At the beginning of the following year, Lucius Aemilius Paullus and Caius Licinius, the consuls, having commenced their administration on the ides of March, the senators were impatient to hear what propositions were to be laid before them, particularly with respect to Macedonia, by the consul to whose lot that province had fallen;
but Paullus said, that he had as yet nothing to propose to them, the commissioners not being returned: that “they were then at Brundusium, after having been twice driven back to Dyrrachium in attempting the passage:
that he intended, shortly, to propose something to their consideration, when he should have obtained the information which was previously necessary, and which he expected within very few days.”
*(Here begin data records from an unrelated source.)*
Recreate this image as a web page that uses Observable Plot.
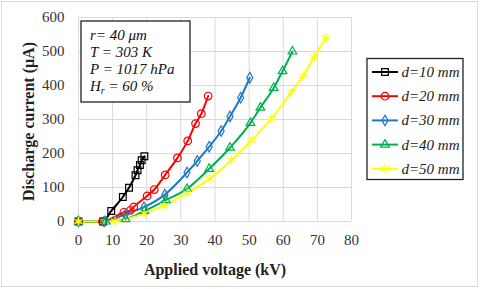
<!DOCTYPE html>
<html><head><meta charset="utf-8">
<script src="https://cdn.jsdelivr.net/npm/d3@7"></script>
<script src="https://cdn.jsdelivr.net/npm/@observablehq/plot@0.6"></script>
<style>
html,body{margin:0;padding:0;background:#fff;}
#chart{position:relative;width:480px;height:289px;}
</style></head>
<body><div id="chart"></div>
<script>
const xTicks = [0,10,20,30,40,50,60,70,80];
const yTicks = [0,100,200,300,400,500,600];
const seriesNames = ["d=10 mm","d=20 mm","d=30 mm","d=40 mm","d=50 mm"];
const seriesColors = ["#000000","#ff0000","#1f78c8","#00b050","#ffff00"];
const seriesSymbols = ["square","circle","diamond","triangle","asterisk"];
const x10 = [0,7.2,9.6,13,14.8,16.7,17.3,18,18.5,19.3];
const y10 = [0,0,31,72,99,136,151,166,180,192];
const x20 = [0,7,13.3,15.2,16.2,20.1,22.2,25.4,29,32,34.3,36,38];
const y20 = [0,0,27,33,43,75,94,137,187,237,288,317,369];
const x30 = [0,7.5,13.8,19.2,25.3,31.8,34.8,38.3,41.8,44.4,47.5,50.2];
const y30 = [0,0,22,42,79,144,178,220,266,309,364,423];
const x40 = [0,8,13.8,19.3,25.6,31.8,38.3,44.4,50.4,53.3,57.2,59.8,62.7];
const y40 = [0,0,7,31,63,96,155,217,290,335,393,442,500];
const x50 = [0,10.7,19.2,25,31.9,38.5,44.8,50.6,56.6,62.4,65.8,69,72.5];
const y50 = [0,1,24,46,84,126,180,238,303,381,428,483,540];
const infoLines = ["r= 40 μm","T = 303 K","P = 1017 hPa"];

const xs = [x10,x20,x30,x40,x50], ys = [y10,y20,y30,y40,y50];
const data = [];
xs.forEach((arr,i)=>arr.forEach((v,j)=>data.push({s:seriesNames[i],x:v,y:ys[i][j]})));

const font = "'Liberation Serif','Times New Roman',serif";
const symR = [3.8,3.8,3.2,3.2,4.3];
const marks = [
  Plot.gridX(xTicks,{stroke:"#d9d9d9",strokeOpacity:1}),
  Plot.gridY(yTicks,{stroke:"#d9d9d9",strokeOpacity:1}),
  Plot.axisX(xTicks,{tickSize:0,tickPadding:13,label:null,fontSize:15,fill:"#333"}),
  Plot.axisY(yTicks,{tickSize:0,tickPadding:14,label:null,fontSize:15,fill:"#333"}),
  Plot.text(["Applied voltage (kV)"],{frameAnchor:"bottom",textAnchor:"middle",lineAnchor:"middle",dy:48,fontWeight:"bold",fontSize:16,fill:"#222"}),
  Plot.text(["Discharge current (μA)"],{frameAnchor:"left",textAnchor:"middle",lineAnchor:"middle",dx:-50,dy:2,rotate:-90,fontWeight:"bold",fontSize:16,fill:"#222"})
];
seriesNames.forEach((n,i)=>{
  const d = data.filter(e=>e.s===n);
  marks.push(Plot.line(d,{x:"x",y:"y",stroke:seriesColors[i],strokeWidth:2,curve:"monotone-x"}));
});
seriesNames.forEach((n,i)=>{
  const d = data.filter(e=>e.s===n);
  marks.push(Plot.dot(d,{x:"x",y:"y",stroke:seriesColors[i],fill:"none",symbol:()=>seriesSymbols[i],r:symR[i],strokeWidth:1.2}));
});

const svg = Plot.plot({
  width:480,height:289,marginLeft:78,marginRight:129,marginTop:17,marginBottom:68,
  x:{domain:[0,80]},y:{domain:[0,600]},
  style:{fontFamily:font,fontSize:"15px",background:"#fff"},
  marks
});
document.getElementById("chart").appendChild(svg);

const g = d3.select(svg);
g.insert("rect",":first-child").attr("x",1.5).attr("y",1.5).attr("width",476).attr("height",285)
 .attr("fill","none").attr("stroke","#d9d9d9");

// info box
const ib = g.append("g").attr("font-family",font).attr("font-style","italic").attr("font-size",15).attr("fill","#111").attr("text-anchor","start");
ib.append("rect").attr("x",81).attr("y",21).attr("width",109).attr("height",81).attr("fill","#fff").attr("stroke","#222").attr("stroke-width",1.3);
infoLines.forEach((t,i)=>ib.append("text").attr("x",90).attr("y",40+i*17).attr("text-anchor","start").text(t));
const ht = ib.append("text").attr("x",90).attr("y",91).attr("text-anchor","start");
ht.append("tspan").text("H");
ht.append("tspan").attr("font-size",10).attr("dy",3).text("r");
ht.append("tspan").attr("dy",-3).text(" = 60 %");

// legend
const lg = g.append("g").attr("font-family",font).attr("font-style","italic").attr("font-size",15).attr("fill","#222").attr("text-anchor","start");
lg.append("rect").attr("x",367).attr("y",58.5).attr("width",96).attr("height",121).attr("fill","#fff").attr("stroke","#222").attr("stroke-width",1.3);
const symMap = {square:d3.symbolSquare,circle:d3.symbolCircle,diamond:d3.symbolDiamond,triangle:d3.symbolTriangle,asterisk:d3.symbolAsterisk};
seriesNames.forEach((n,i)=>{
  const y = 72+i*24.2;
  lg.append("line").attr("x1",372).attr("x2",398).attr("y1",y).attr("y2",y).attr("stroke",seriesColors[i]).attr("stroke-width",2);
  const r = symR[i];
  lg.append("path").attr("transform",`translate(385,${y})`).attr("d",d3.symbol(symMap[seriesSymbols[i]],r*r*Math.PI)())
    .attr("fill","none").attr("stroke",seriesColors[i]).attr("stroke-width",1.2);
  lg.append("text").attr("x",401.5).attr("y",y+5).attr("text-anchor","start").text(n);
});
</script></body></html>
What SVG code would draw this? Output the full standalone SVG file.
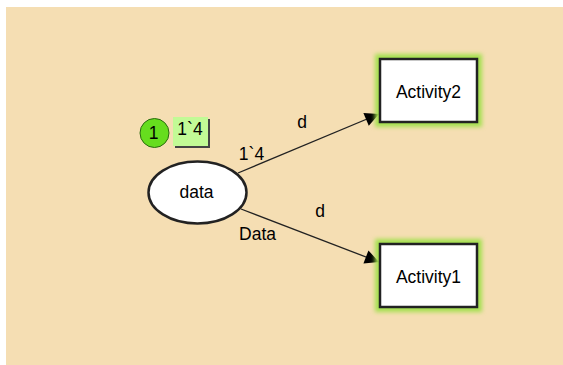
<svg xmlns="http://www.w3.org/2000/svg" width="563" height="365" viewBox="0 0 563 365">
<style>
text{font-family:"Liberation Sans",Arial,sans-serif;font-size:17.5px;fill:#000}
.node{fill:#fff;stroke:#222;stroke-width:2.5}
.glow{fill:#a4e050;filter:url(#blur)}
.edge{stroke:#222;stroke-width:1.3;fill:none;marker-end:url(#ah)}
</style>
<defs>
<filter id="blur" x="-20%" y="-30%" width="140%" height="160%"><feGaussianBlur stdDeviation="2"/></filter>
<marker id="ah" viewBox="0 0 10 10" refX="10" refY="5" markerWidth="15" markerHeight="14" markerUnits="userSpaceOnUse" orient="auto"><path d="M0,0L10,5L0,10Z" fill="#000"/></marker>
</defs>
<rect x="6" y="7" width="557" height="358" fill="#f5deb3"/>
<g id="connectors">
<line class="edge" x1="238" y1="173" x2="379" y2="114"/>
<line class="edge" x1="241" y1="209" x2="379" y2="262"/>
<text x="302" y="128" text-anchor="middle">d</text>
<text x="251.5" y="160" text-anchor="middle">1`4</text>
<text x="320" y="217" text-anchor="middle">d</text>
<text x="257.5" y="239.5" text-anchor="middle">Data</text>
</g>
<g id="data">
<ellipse class="node" cx="197.5" cy="192.5" rx="49" ry="31" stroke-width="2"/>
<text x="196.5" y="197.5" text-anchor="middle">data</text>
</g>
<g id="token">
<circle cx="154.5" cy="133" r="14.5" fill="#66dd1e" stroke="#2a6a10" stroke-width="1"/>
<text x="153.5" y="138.5" text-anchor="middle">1</text>
<rect x="175" y="119" width="35" height="29" fill="#444"/>
<rect x="173" y="117" width="35" height="29" fill="#c2fa96"/>
<text x="190" y="134.5" text-anchor="middle">1`4</text>
</g>
<g id="activity2">
<rect class="glow" x="375" y="54" width="107" height="73"/>
<rect class="node" x="380" y="59" width="97" height="63"/>
<text x="428.5" y="97.5" text-anchor="middle">Activity2</text>
</g>
<g id="activity1">
<rect class="glow" x="375" y="239" width="107" height="73"/>
<rect class="node" x="380" y="244" width="97" height="63"/>
<text x="428.5" y="283" text-anchor="middle">Activity1</text>
</g>
</svg>
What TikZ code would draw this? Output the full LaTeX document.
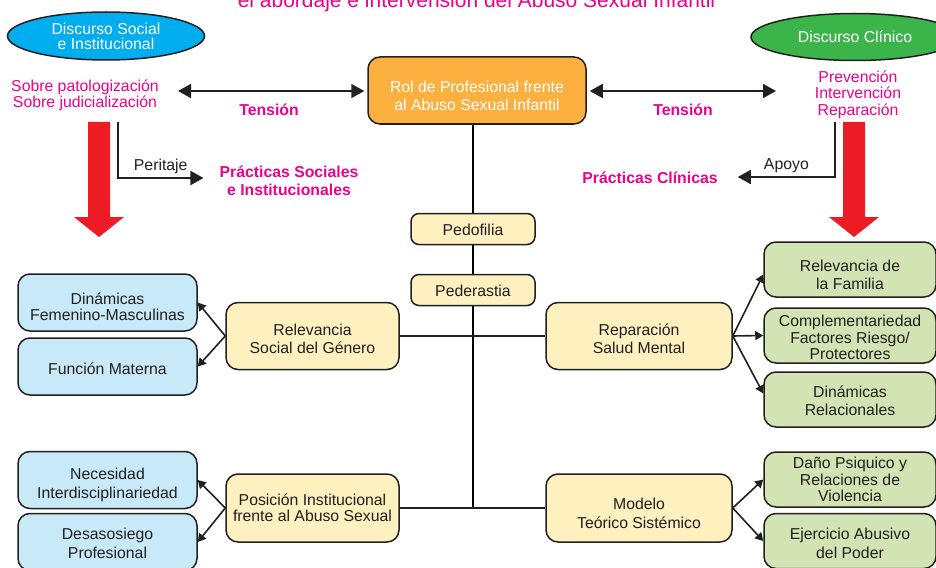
\documentclass[tikz,border=0pt]{standalone}
\usepackage{fontspec}
\setmainfont{Liberation Sans}
\usetikzlibrary{arrows.meta, positioning, shapes.geometric, backgrounds}
\definecolor{pinkC}{HTML}{EC008C}
\definecolor{cyanC}{HTML}{00AEEF}
\definecolor{greenC}{HTML}{3BB44A}
\definecolor{orangeC}{HTML}{FBB040}
\definecolor{paleY}{HTML}{FFF0C0}
\definecolor{paleB}{HTML}{C8E9F8}
\definecolor{paleG}{HTML}{D2E4B3}
\definecolor{redC}{HTML}{ED1C24}
\definecolor{ink}{HTML}{231F20}
% puntal invisible para bajar el texto dentro de las cajas
\newcommand{\vpush}[1]{\rule{0pt}{#1pt}}

\begin{document}
\begin{tikzpicture}[x=1pt, y=-1pt, font=\fontsize{15.8}{16.5}\selectfont, line width=1.6pt, draw=ink,
  box/.style={draw=ink, line width=1.5pt, rounded corners=12pt, align=center, text=ink, inner sep=2pt},
  yelbox/.style={box, fill=paleY},
  bluebox/.style={box, fill=paleB, minimum width=179pt, minimum height=57pt},
  grnbox/.style={box, fill=paleG, minimum width=172pt, minimum height=55pt},
  disc/.style={ellipse, draw=ink, line width=1.5pt, text=white, inner sep=0pt, align=center, font=\fontsize{15.8}{15}\selectfont},
  pinktxt/.style={text=pinkC, align=center},
  pinkbold/.style={text=pinkC, align=center, font=\fontsize{15.8}{18}\selectfont\bfseries},
  tens/.style={>={Triangle[length=13pt,width=14pt]}, <->, draw=ink, line width=1.8pt},
  lead/.style={>={Triangle[length=13pt,width=14pt]}, ->, draw=ink, line width=1.8pt},
  br/.style={>={Triangle[length=8pt,width=9pt]}, ->, draw=ink, line width=1.6pt}]
  \useasboundingbox (0,0) rectangle (936,567);

  % titulo (cortado arriba)
  \node[pinktxt, font=\fontsize{21}{24}\selectfont, anchor=base] (titulo) at (476.5,8) {el abordaje e intervensión del Abuso Sexual Infantil};

  % discursos
  \node[disc, fill=cyanC, minimum width=197pt, minimum height=48pt] (dsoc) at (106,36) {Discurso Social\\e Institucional};
  \node[disc, fill=greenC, minimum width=208pt, minimum height=47pt] (dcli) at (855,37) {Discurso Clínico};
  \node[pinktxt] (sobre) at (85,95.5) {Sobre patologización\\Sobre judicialización};
  \node[pinktxt] (prev) at (858,94.5) {Prevención\\Intervención\\Reparación};

  % rol central
  \node[box, fill=orangeC, text=white, minimum width=218pt, minimum height=67pt] (rol) at (477,90.5) {\vpush{21.5}Rol de Profesional frente\\[1.5pt]al Abuso Sexual Infantil};

  % tensiones
  \coordinate (tl) at (178,91);
  \coordinate (tr) at (776,91);
  \draw[tens, shorten >=3pt] (tl) -- (tl -| rol.west);
  \draw[tens, shorten <=3pt] (tr -| rol.east) -- (tr);
  \node[pinkbold] (ten1) at (269,109.5) {Tensión};
  \node[pinkbold] (ten2) at (683,109.5) {Tensión};

  % flechas rojas
  \foreach \cx in {99,854} {
    \fill[redC] (\cx-11,122) -- (\cx+11,122) -- (\cx+11,217) -- (\cx+25,217)
      -- (\cx,237) -- (\cx-25,217) -- (\cx-11,217) -- cycle;
  }

  % practicas
  \node[pinkbold] (psoc) at (289,180.5) {Prácticas Sociales\\e Institucionales};
  \node[pinkbold] (pcli) at (650,177.5) {Prácticas Clínicas};
  \coordinate (pa) at (118,122);
  \coordinate (pb) at (835,122);
  \draw[lead] (pa) |- ([xshift=-12pt, yshift=2.5pt]psoc.west) node[pos=0.75, above, text=ink] (lperi) {Peritaje};
  \draw[lead] (pb) |- ([xshift=16pt, yshift=0.5pt]pcli.east) node[pos=0.75, above, text=ink] (lapo) {Apoyo};

  % ejes
  \node[yelbox, rounded corners=8pt, minimum width=124pt, minimum height=31pt] (pedo) at (473,229) {\vpush{13.5}Pedofilia};
  \node[yelbox, rounded corners=8pt, minimum width=124pt, minimum height=31pt] (pede) at (473,290) {\vpush{13.5}Pederastia};
  \node[yelbox, minimum width=173pt, minimum height=67pt] (relev) at (312.5,336) {\vpush{17.5}Relevancia\\[1.5pt]Social del Género};
  \node[yelbox, minimum width=186pt, minimum height=67pt] (repar) at (639,336) {\vpush{17.5}Reparación\\[1.5pt]Salud Mental};
  \node[yelbox, minimum width=173pt, minimum height=68pt] (posic) at (312.5,508) {Posición Institucional\\frente al Abuso Sexual};
  \node[yelbox, minimum width=186pt, minimum height=68pt] (modelo) at (639,508) {\vpush{21.5}Modelo\\[2.5pt]Teórico Sistémico};

  \begin{scope}[on background layer]
    \draw[line width=1.6pt] (rol.south -| pedo) -- (pedo |- posic);
  \end{scope}
  \draw (relev.east) -- (repar.west);
  \draw (posic.east) -- (modelo.west);

  % izquierda
  \node[bluebox] (dinam) at (107.5,302.5) {\vpush{20.5}Dinámicas\\Femenino-Masculinas};
  \node[bluebox] (func) at (107.5,366.5) {\vpush{15.5}Función Materna};
  \node[bluebox] (neces) at (107.5,480) {\vpush{21.5}Necesidad\\[3pt]Interdisciplinariedad};
  \node[bluebox] (desas) at (107.5,542) {\vpush{14.5}Desasosiego\\[2pt]Profesional};

  % derecha
  \node[grnbox] (famil) at (850,269.5) {\vpush{22.5}Relevancia de\\[2pt]la Familia};
  \node[grnbox] (compl) at (850,335.5) {\vpush{15.5}Complementariedad\\Factores Riesgo/\\Protectores};
  \node[grnbox] (dinrel) at (850,399.5) {\vpush{14.5}Dinámicas\\[2pt]Relacionales};
  \node[grnbox] (dano) at (850,479.5) {Daño Psiquico y\\Relaciones de\\Violencia};
  \node[grnbox] (ejerc) at (850,541) {\vpush{16.5}Ejercicio Abusivo\\[2pt]del Poder};

  \draw[br] (relev.west) -- (dinam.east);
  \draw[br] (relev.west) -- (func.east);
  \draw[br] (posic.west) -- (neces.east);
  \draw[br] (posic.west) -- (desas.east);
  \draw[br] (repar.east) -- ([yshift=-5pt]famil.west);
  \draw[br] (repar.east) -- (compl.west);
  \draw[br] (repar.east) -- ([yshift=6pt]dinrel.west);
  \draw[br] (modelo.east) -- (dano.west);
  \draw[br] (modelo.east) -- (ejerc.west);
\end{tikzpicture}
\end{document}
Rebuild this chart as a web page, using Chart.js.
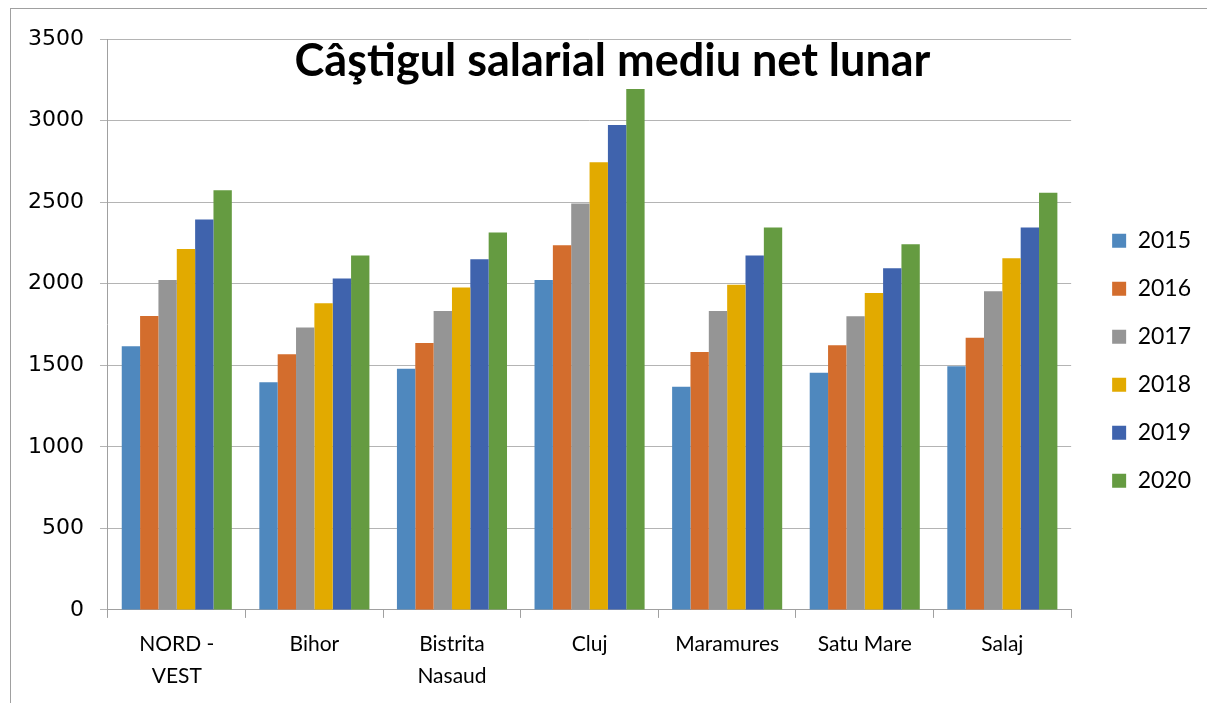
<!DOCTYPE html>
<html>
<head>
<meta charset="utf-8">
<script src="https://cdn.jsdelivr.net/npm/chart.js@4.4.1/dist/chart.umd.min.js"></script>
<style>
    html, body { margin: 0; padding: 0; background: #fff; }
    #wrap { position: relative; width: 1207px; height: 703px; }
    #frame { position: absolute; left: 10px; top: 8px; right: 0; bottom: 0;
             border-left: 1px solid #a0a0a0; border-top: 1px solid #a0a0a0; }
    #title { position: absolute; left: 0; width: 1225px; top: 32px; text-align: center;
             font: 700 45px Lato, sans-serif; color: #000; }
</style>
</head>
<body>
<div id="wrap">
    <div id="frame"></div>
    <canvas id="chart" width="1207" height="703"></canvas>
    <div id="title">Câştigul salarial mediu net lunar</div>
</div>
<script>
// judete din regiunea Nord-Vest
const categories = [['NORD -', 'VEST'], 'Bihor', ['Bistrita', 'Nasaud'], 'Cluj', 'Maramures', 'Satu Mare', 'Salaj'];
const years = ['2015', '2016', '2017', '2018', '2019', '2020'];

const values2015 = [1616, 1395, 1478, 2023, 1368, 1454, 1493];
const values2016 = [1802, 1567, 1636, 2236, 1581, 1622, 1669];
const values2017 = [2023, 1732, 1832, 2491, 1832, 1800, 1953];
const values2018 = [2213, 1880, 1976, 2745, 1994, 1943, 2156];
const values2019 = [2393, 2031, 2150, 2972, 2172, 2095, 2344];
const values2020 = [2573, 2172, 2313, 3193, 2344, 2242, 2557];

const yTicks = [0, 500, 1000, 1500, 2000, 2500, 3000, 3500];

const seriesValues = [values2015, values2016, values2017, values2018, values2019, values2020];
const colors = ['#4F88BE', '#D36D2D', '#959595', '#E2AA00', '#3F63AD', '#659B41'];

const datasets = years.map((year, i) => ({
    label: year,
    data: seriesValues[i],
    backgroundColor: colors[i],
    borderWidth: 0,
    categoryPercentage: 0.8,
    barPercentage: 1.0
}));

// nudge the legend a bit further right of the plot
const legendShift = {
    id: 'legendShift',
    afterLayout(chart) {
        const lg = chart.legend;
        if (lg) {
            lg.left += 16;
            lg.right += 16;
        }
    }
};

const ctx = document.getElementById('chart').getContext('2d');
new Chart(ctx, {
    type: 'bar',
    data: { labels: categories, datasets: datasets },
    plugins: [legendShift],
    options: {
        responsive: false,
        animation: false,
        layout: { padding: { left: 12, top: 39, right: 22, bottom: 0 } },
        plugins: {
            title: { display: false },
            tooltip: { enabled: false },
            legend: {
                position: 'right',
                fullSize: false,
                title: { display: true, text: '', padding: { top: 58, bottom: 0 } },
                labels: {
                    boxWidth: 14,
                    boxHeight: 14,
                    padding: 25,
                    color: '#000',
                    font: { family: 'Lato', size: 23 }
                }
            }
        },
        scales: {
            x: {
                grid: {
                    drawOnChartArea: false,
                    drawTicks: true,
                    tickLength: 8,
                    color: '#a0a0a0'
                },
                border: { color: '#a0a0a0', width: 1 },
                ticks: {
                    color: '#000',
                    padding: 10,
                    maxRotation: 0,
                    autoSkip: false,
                    font: { family: 'Lato', size: 21, lineHeight: 1.55 }
                }
            },
            y: {
                min: 0,
                max: 3500,
                afterBuildTicks(axis) {
                    axis.ticks = yTicks.map(v => ({ value: v }));
                },
                grid: {
                    color: '#b4b4b4',
                    tickLength: 8
                },
                border: { color: '#a0a0a0', width: 1 },
                ticks: {
                    color: '#000',
                    padding: 16,
                    font: { family: 'DejaVu Sans', size: 22 },
                    callback: v => String(v)
                }
            }
        }
    }
});
</script>
</body>
</html>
He added, that, “in order that nothing should delay his setting out, the day before the ides of April had been fixed for the Latin festival;
after finishing which solemnity, he and Cneius Octavius would begin their journey as soon as the senate should direct: that, in his absence, his colleague Caius Licinius would take care that every thing necessary to be provided, or sent for the war, should be provided and sent;
and that, in the mean time, audience might be given to the embassies of foreign nations.” The first introduced were ambassadors from Alexandria, sent by king Ptolemy and queen Cleopatra.
They came into the senate-house dressed in mourning, with their hair and beard neglected, holding in their hands branches of olive; there they prostrated themselves, and their discourse was even more piteous than their dress.
Antiochus, king of Syria, who had formerly been a hostage at Rome, had lately, under the honourable pretext of restoring the elder Ptolemy to the throne, made war on his younger brother, who was then in possession of Alexandria;
and having gained the victory in a sea-fight off Pelusium, and thrown a temporary bridge across the Nile, he led over his army, and was terrifying Alexandria itself, by laying siege to it; so that he seemed [p. 2078]
almost on the point of taking possession of that very opulent kingdom.
The ambassadors, after complaining of these proceedings, besought the senate to succour those princes, the faithful friends of their empire.
They said, that “such had been the kindness of the Roman people to Antiochus, such its influence over all kings and nations, that if they only sent ambassadors, to give him notice that the senate were displeased at war being made with princes in alliance with them, he would instantly retire from the walls of Alexandria, and lead his army home into Syria.
But if they hesitated to do this, Ptolemy and Cleopatra would soon come to Rome as exiles from their kingdom, which must excite some degree of shame in the Roman people, for not having brought them assistance in their extreme distress.”
The senate, affected by the supplications of the Alexandrians, immediately sent Caius Popilius Laenas, Caius Decimius, and Caius Hostilius, ambassadors, to put an end to the dispute between those kings.
Their instructions were, to go first to Antiochus, then to Ptolemy; and to acquaint them, that, unless hostilities were stopped, whichever party persisted, must expect to be considered by the senate as neither a friend nor an ally.